SC, good point that the uneven setup could be causing him resentment. I mean, if my partner and I were both vegetarians and we decided to broaden our diet a little, and I liked both chicken and fish but he just liked fish, I wouldn't say "Ok, you can have all the chicken you want and I'll enjoy some nice fish! Mmmm, yum." and then expect him NOT to feel slighted.
What the heck is the point of these gender restrictions? I know that wasn't the question you were asking, but since it seems like it could be relevant, I can't help pointing it out. People are people, so what should it matter? What if you woke up tomorrow with a penis (or, slightly more realistically though I assume still a long shot, you decided to transition from female to male)... would she have to dump you?? And if another girlfriend is what would be really fulfilling to him, not a boyfriend, then how is he supposed to sit there watching the two of you snuggle and not feel jealous??
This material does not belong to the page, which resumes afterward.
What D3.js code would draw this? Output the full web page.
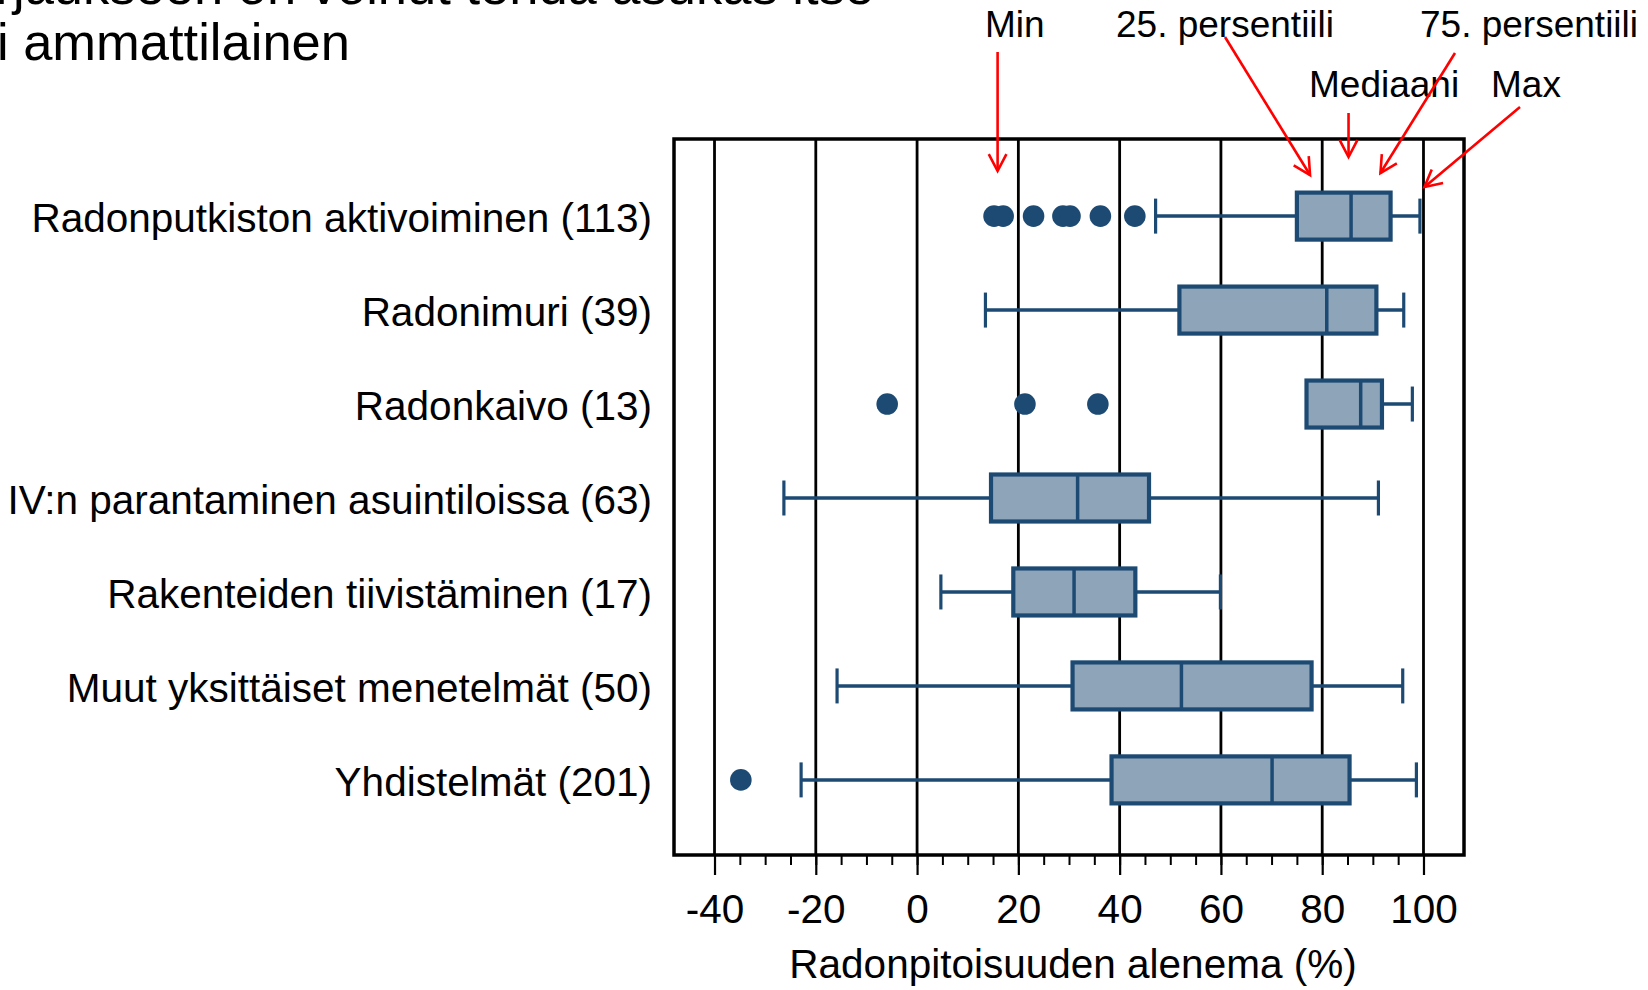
<!DOCTYPE html>
<html>
<head>
<meta charset="utf-8">
<script src="https://cdn.jsdelivr.net/npm/d3@7"></script>
<style>
  html, body { margin: 0; padding: 0; background: #fff; }
  svg { display: block; font-family: "Liberation Sans", Arial, sans-serif; }
</style>
</head>
<body>
<svg class="chart" width="1648" height="990"></svg>
<script>
// data (% reduction of radon concentration)
const methods = [
  "Radonputkiston aktivoiminen (113)",
  "Radonimuri (39)",
  "Radonkaivo (13)",
  "IV:n parantaminen asuintiloissa (63)",
  "Rakenteiden tiivistäminen (17)",
  "Muut yksittäiset menetelmät (50)",
  "Yhdistelmät (201)"
];
const whiskerLow = [47.1, 13.5, 76.9, -26.3, 4.7, -15.8, -22.9];
const q1 = [75.0, 51.8, 76.9, 14.6, 19.0, 30.7, 38.4];
const medians = [85.7, 80.9, 87.6, 31.7, 31.0, 52.2, 70.1];
const q3 = [93.5, 90.7, 91.8, 45.8, 43.1, 77.9, 85.4];
const whiskerHigh = [99.3, 96.1, 97.8, 91.1, 59.9, 95.9, 98.6];
const outliers = [
  [15.2, 17.0, 23.0, 28.8, 30.2, 36.2, 43.0],
  [],
  [-5.9, 21.3, 35.7],
  [],
  [],
  [],
  [-34.8]
];
const majorTicks = [-40, -20, 0, 20, 40, 60, 80, 100];
const axisTitle = "Radonpitoisuuden alenema (%)";
const titleLines = ["Kohteet, joiden korjaukseen on voinut tehdä asukas itse", "tai ammattilainen"];

// annotation labels and the value each arrow points at
const legendLabels = ["Min", "25. persentiili", "Mediaani", "75. persentiili", "Max"];
const legendValues = [15.9, 77.6, 85.2, 91.5, 100.2];

// config
const frame = { left: 674, right: 1464, top: 139, bottom: 855 };
const boxColor = "#1d4a73";
const boxFill = "#8ea4b9";
const boxHeight = 47;
const capHeight = 35;
const fontSize = 40.5;

const svg = d3.select("svg.chart");

const x = d3.scaleLinear()
  .domain([-48, 108])
  .range([frame.left, frame.right]);

const y = d3.scalePoint()
  .domain(methods)
  .range([frame.top, frame.bottom])
  .padding(0.81);

const rows = methods.map((name, i) => ({
  name,
  low: whiskerLow[i],
  q1: q1[i],
  median: medians[i],
  q3: q3[i],
  high: whiskerHigh[i],
  outliers: outliers[i]
}));

// title (partly outside the picture, as in the slide)
svg.append("g")
  .attr("class", "title")
  .selectAll("text")
  .data(titleLines)
  .join("text")
  .attr("x", (d, i) => i === 0 ? 874 : 350)
  .attr("y", (d, i) => i === 0 ? 4 : 60)
  .attr("text-anchor", "end")
  .attr("font-size", 52.5)
  .attr("fill", "#000")
  .text(d => d);

// gridlines
svg.append("g")
  .attr("class", "grid")
  .selectAll("line")
  .data(majorTicks)
  .join("line")
  .attr("x1", d => x(d)).attr("x2", d => x(d))
  .attr("y1", frame.top).attr("y2", frame.bottom)
  .attr("stroke", "#000")
  .attr("stroke-width", 2.8);

// axis: minor ticks, then major ticks with labels
const minorAxis = d3.axisBottom(x)
  .tickValues(d3.range(-40, 101, 5))
  .tickSize(10)
  .tickFormat("");

const majorAxis = d3.axisBottom(x)
  .tickValues(majorTicks)
  .tickSize(20)
  .tickPadding(19)
  .tickFormat(d3.format("d"));

svg.append("g")
  .attr("transform", `translate(0, ${frame.bottom})`)
  .call(minorAxis)
  .call(g => g.select(".domain").remove())
  .call(g => g.selectAll(".tick line").attr("stroke", "#000").attr("stroke-width", 2));

svg.append("g")
  .attr("transform", `translate(0, ${frame.bottom})`)
  .call(majorAxis)
  .call(g => g.select(".domain").remove())
  .call(g => g.selectAll(".tick line").attr("stroke", "#000").attr("stroke-width", 2.2))
  .call(g => g.selectAll(".tick text")
    .attr("font-size", fontSize)
    .attr("font-family", "Liberation Sans, Arial, sans-serif")
    .attr("fill", "#000")
    .text(d => d < 0 ? "-" + Math.abs(d) : d));

// frame
svg.append("rect")
  .attr("x", frame.left)
  .attr("y", frame.top)
  .attr("width", frame.right - frame.left)
  .attr("height", frame.bottom - frame.top)
  .attr("fill", "none")
  .attr("stroke", "#000")
  .attr("stroke-width", 3.5);

// axis title
svg.append("text")
  .attr("x", (frame.left + frame.right) / 2 + 4)
  .attr("y", 978)
  .attr("text-anchor", "middle")
  .attr("font-size", fontSize)
  .attr("fill", "#000")
  .text(axisTitle);

// category labels
svg.append("g")
  .attr("class", "labels")
  .selectAll("text")
  .data(methods)
  .join("text")
  .attr("x", 652)
  .attr("y", d => y(d) + 17)
  .attr("text-anchor", "end")
  .attr("font-size", fontSize)
  .attr("fill", "#000")
  .text(d => d);

// boxes
const box = svg.append("g")
  .attr("class", "boxes")
  .selectAll("g.box")
  .data(rows)
  .join("g")
  .attr("class", "box")
  .attr("transform", d => `translate(0, ${y(d.name) + 1})`);

// whisker line
box.append("line")
  .attr("x1", d => x(d.low)).attr("x2", d => x(d.high))
  .attr("y1", 0).attr("y2", 0)
  .attr("stroke", boxColor)
  .attr("stroke-width", 3.5);

// caps
box.selectAll("line.cap")
  .data(d => [d.low, d.high].filter(v => v !== d.q1 && v !== d.q3))
  .join("line")
  .attr("class", "cap")
  .attr("x1", v => x(v)).attr("x2", v => x(v))
  .attr("y1", -capHeight / 2).attr("y2", capHeight / 2)
  .attr("stroke", boxColor)
  .attr("stroke-width", 3.2);

box.append("rect")
  .attr("x", d => x(d.q1))
  .attr("y", -boxHeight / 2)
  .attr("width", d => x(d.q3) - x(d.q1))
  .attr("height", boxHeight)
  .attr("fill", boxFill)
  .attr("stroke", boxColor)
  .attr("stroke-width", 4.2);

box.append("line")
  .attr("x1", d => x(d.median)).attr("x2", d => x(d.median))
  .attr("y1", -boxHeight / 2).attr("y2", boxHeight / 2)
  .attr("stroke", boxColor)
  .attr("stroke-width", 3.5);

// outliers
box.selectAll("circle")
  .data(d => d.outliers)
  .join("circle")
  .attr("cx", v => x(v))
  .attr("cy", 0)
  .attr("r", 10.8)
  .attr("fill", boxColor);

// annotations (red arrows)
const notes = [
  { label: legendLabels[0], tx: 985, ty: 37, from: [0, 52], to: [legendValues[0], 171] },
  { label: legendLabels[1], tx: 1116, ty: 37, from: [1225, 37], to: [legendValues[1], 175] },
  { label: legendLabels[2], tx: 1309, ty: 97, from: [0, 113], to: [legendValues[2], 157] },
  { label: legendLabels[3], tx: 1420, ty: 37, from: [1455, 53], to: [legendValues[3], 173] },
  { label: legendLabels[4], tx: 1491, ty: 97, from: [1520, 107], to: [legendValues[4], 187] }
];

const ann = svg.append("g").attr("class", "annotations");

ann.selectAll("text")
  .data(notes)
  .join("text")
  .attr("x", d => d.tx)
  .attr("y", d => d.ty)
  .attr("font-size", 37)
  .attr("fill", "#000")
  .text(d => d.label);

notes.forEach(n => {
  const x2 = x(n.to[0]);
  const y2 = n.to[1];
  const x1 = n.from[0] === 0 ? x2 : n.from[0];
  const y1 = n.from[1];
  const ang = Math.atan2(y2 - y1, x2 - x1);
  const len = 19, spread = Math.PI / 6.5;
  const g = ann.append("g")
    .attr("stroke", "#ff0000")
    .attr("stroke-width", 2.6)
    .attr("fill", "none");
  g.append("line").attr("x1", x1).attr("y1", y1).attr("x2", x2).attr("y2", y2);
  g.append("path")
    .attr("d", d3.line()([
      [x2 - len * Math.cos(ang - spread), y2 - len * Math.sin(ang - spread)],
      [x2, y2],
      [x2 - len * Math.cos(ang + spread), y2 - len * Math.sin(ang + spread)]
    ]));
});
</script>
</body>
</html>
Anyways, I would be a good friend and partner to your gf and give her the best counsel you can about her relationship with the bf, including encouraging her to spend more time with him right now if that's what he seems to need. Talking to him about it would be much trickier. But ultimately it's up to them to resolve.
Me, 30ish bi female, been doing solo poly for roughly 5 years. Gia, Clay, and Pike, my partners. Davis, ex/friend/"it's complicated." Eric, Gia's husband. Bee, Gia and Eric's toddler.